John Walton

Personal information
- Full name: John Walton

Playing information
- Position: Forward
Club
| Years | Team | Pld | T | G | FG | P |
| 1902–12/13 | Wakefield Trinity | 317 | 13 (11?) | 0 | 0 | 33 (39?) |

= John Walton (rugby league) =

English rugby league footballer

John "Jack" Walton was a professional rugby league footballer who played in the 1900s and 1910s. He played at club level for Wakefield Trinity, as a forward.

==Playing career==
===Challenge Cup Final appearances===
Walton played as a forward in Wakefield Trinity's 17-0 victory over Hull F.C. in the 1909 Challenge Cup Final during the 1908–09 season at Headingley, Leeds on Tuesday 20 April 1909, in front of a crowd of 23,587.

===County Cup Final appearances===
Walton played as a forward in Wakefield Trinity's 8-2 victory over Huddersfield in the 1910 Yorkshire Cup Final during the 1910–11 season at Headingley, Leeds on Saturday 3 December 1910.
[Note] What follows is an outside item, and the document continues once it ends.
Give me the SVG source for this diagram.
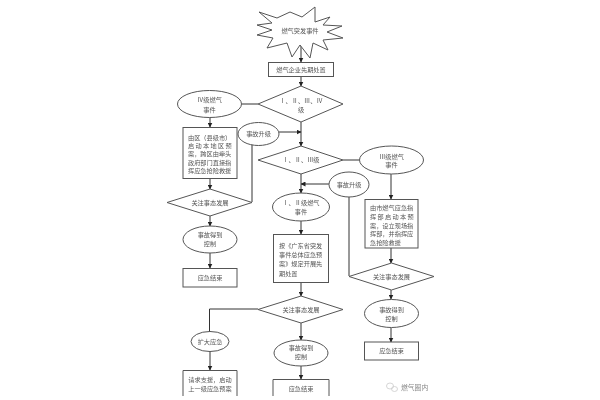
<svg xmlns="http://www.w3.org/2000/svg" width="600" height="400" viewBox="0 0 600 400">
<defs>
<marker id="arr" markerUnits="userSpaceOnUse" markerWidth="5" markerHeight="5" refX="4.5" refY="2.5" orient="auto"><path d="M0,0 L5,2.5 L0,5 Z" fill="#222"/></marker>
<filter id="soft" x="-5%" y="-5%" width="110%" height="110%"><feGaussianBlur stdDeviation="0.4"/></filter>
</defs>
<style>
.s{fill:#fff;stroke:#555;stroke-width:1}
.c{fill:none;stroke:#333;stroke-width:1}
.a{marker-end:url(#arr)}
text{font-family:"Noto Sans CJK SC","Liberation Serif",serif;font-size:6.200px;fill:#555;text-anchor:middle}
.l{text-anchor:start}
.j{letter-spacing:1.300px}
.w{fill:none;stroke:#ccc;stroke-width:.8}
</style>
<rect width="600" height="400" fill="#fff"/>
<g filter="url(#soft)">
<g id="connectors">
<path class="c a" d="M301,44V62"/>
<path class="c a" d="M301,76V86"/>
<path class="c" d="M242,104H258"/>
<path class="c a" d="M210,117V127"/>
<path class="c a" d="M301,122V146"/>
<path class="c a" d="M279,132H301"/>
<path class="c a" d="M210,178V189"/>
<path class="c" d="M252,144V202"/>
<path class="c a" d="M210,216V226"/>
<path class="c a" d="M210,253V268"/>
<path class="c" d="M343,160H359"/>
<path class="c a" d="M391,174V199"/>
<path class="c a" d="M391,248V263"/>
<path class="c a" d="M329,184H301"/>
<path class="c" d="M349,197V276"/>
<path class="c a" d="M301,174V193"/>
<path class="c a" d="M301,221V234"/>
<path class="c a" d="M301,282V296"/>
<path class="c" d="M258,309H209.500V332"/>
<path class="c a" d="M210,351V370"/>
<path class="c a" d="M301,323V340"/>
<path class="c a" d="M301,366V379"/>
<path class="c a" d="M391,290V299"/>
<path class="c a" d="M391,328V342"/>
</g>
<g id="start"><polygon class="s" points="259,12 277,18 290,12 302,17 315,7 315,22 330,17 323,25 342,26 327,32 343,38 323,40 328,50 313,43 310,58 300,45 292,57 287,43 267,48 273,38 257,35 272,30 257,25 272,23"/><text x="300" y="32.500">燃气突发事件</text></g>
<g id="first"><rect class="s" x="268.500" y="62.500" width="65" height="14"/><text x="301" y="71.500">燃气企业先期处置</text></g>
<g id="d1"><polygon class="s" points="301,86 343,104 301,122 258,104"/><text x="301" y="103.300">Ⅰ、Ⅱ、Ⅲ、Ⅳ</text><text x="301" y="111.500">级</text></g>
<g id="e4"><ellipse class="s" cx="209.500" cy="104" rx="32" ry="13.500"/><text x="209.500" y="102.300">Ⅳ级燃气</text><text x="209.500" y="111.500">事件</text></g>
<g id="r4"><rect class="s" x="183" y="127.500" width="54" height="51"/><text class="l" x="188" y="139.500">由区（县级市）</text><text class="l j" x="188" y="147.500">启动本地区预</text><text class="l" x="188" y="155.500">案，跨区由牵头</text><text class="l" x="188" y="164.500">政府部门直接指</text><text class="l" x="188" y="172.500">挥应急抢险救援</text></g>
<g id="up1"><ellipse class="s" cx="258.500" cy="134" rx="20.500" ry="11.500"/><text x="258.500" y="136">事故升级</text></g>
<g id="d2"><polygon class="s" points="301,146 343,160 301,174 258,160"/><text x="301" y="162">Ⅰ、Ⅱ、Ⅲ级</text></g>
<g id="e3"><ellipse class="s" cx="391.500" cy="160" rx="32" ry="14"/><text x="391.500" y="158.500">Ⅲ级燃气</text><text x="391.500" y="166.500">事件</text></g>
<g id="d4"><polygon class="s" points="210,189 252,202.500 210,216 167,202.500"/><text x="210" y="204.500">关注事态发展</text></g>
<g id="c4"><ellipse class="s" cx="210" cy="239.500" rx="27" ry="13.500"/><text x="210" y="236.500">事故得到</text><text x="210" y="245.500">控制</text></g>
<g id="end4"><rect class="s" x="183" y="268.500" width="54" height="18.500"/><text x="210" y="279.500">应急结束</text></g>
<g id="up2"><ellipse class="s" cx="349" cy="184.500" rx="20" ry="12.500"/><text x="349" y="186.500">事故升级</text></g>
<g id="e12"><ellipse class="s" cx="301" cy="207" rx="28.500" ry="14"/><text x="301" y="204.500">Ⅰ、Ⅱ级燃气</text><text x="301" y="213.500">事件</text></g>
<g id="r12"><rect class="s" x="273.500" y="234.500" width="55" height="48"/><text class="l" x="279" y="247.500">按《广东省突发</text><text class="l" x="279" y="256.500">事件总体应急预</text><text class="l" x="279" y="265.500">案》规定开展先</text><text class="l" x="279" y="275.500">期处置</text></g>
<g id="r3"><rect class="s" x="365" y="199.500" width="53" height="48.500"/><text class="l" x="370" y="209.500">由市燃气应急指</text><text class="l j" x="370" y="218.500">挥部启动本预</text><text class="l" x="370" y="227.500">案，设立现场指</text><text class="l" x="370" y="235.500">挥部，并指挥应</text><text class="l" x="370" y="244.500">急抢险救援</text></g>
<g id="d3"><polygon class="s" points="391.500,263 434,276.500 391.500,290 349,276.500"/><text x="391.500" y="278.500">关注事态发展</text></g>
<g id="c3"><ellipse class="s" cx="391.500" cy="313.500" rx="27" ry="14"/><text x="391.500" y="311.500">事故得到</text><text x="391.500" y="320.500">控制</text></g>
<g id="end3"><rect class="s" x="364.500" y="342" width="54" height="18"/><text x="391.500" y="353">应急结束</text></g>
<g id="d5"><polygon class="s" points="301,296 343,309.500 301,323 258,309.500"/><text x="301" y="311.500">关注事态发展</text></g>
<g id="exp"><ellipse class="s" cx="210" cy="341.500" rx="19" ry="10"/><text x="210" y="343.500">扩大应急</text></g>
<g id="c5"><ellipse class="s" cx="301" cy="353" rx="27" ry="13"/><text x="301" y="349.500">事故得到</text><text x="301" y="358.500">控制</text></g>
<g id="req"><path class="s" d="M183,396V370.500H237V396"/><text x="210" y="381.500">请求支援，启动</text><text x="210" y="390.500">上一级应急预案</text></g>
<g id="end5"><path class="s" d="M273,396V379.500H329V396"/><text x="301" y="390.500">应急结束</text></g>
</g>
<g id="watermark" filter="url(#soft)"><ellipse class="w" cx="390" cy="386" rx="3.500" ry="3"/><ellipse class="w" cx="394.500" cy="389" rx="3" ry="2.500"/><text class="l" x="401" y="390" style="font-size:6.800px;fill:#888">燃气圈内</text></g>
</svg>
===Notable tour matches===
Walton played as a forward in Wakefield Trinity's 20-13 victory over Australia in the 1908–09 Kangaroo tour of Great Britain match at Belle Vue, Wakefield on Saturday 19 December 1908.

===Notable tour matches===
Walton made his début for Wakefield Trinity during October 1902, and he played his last match for Wakefield Trinity during the 1912–13 season.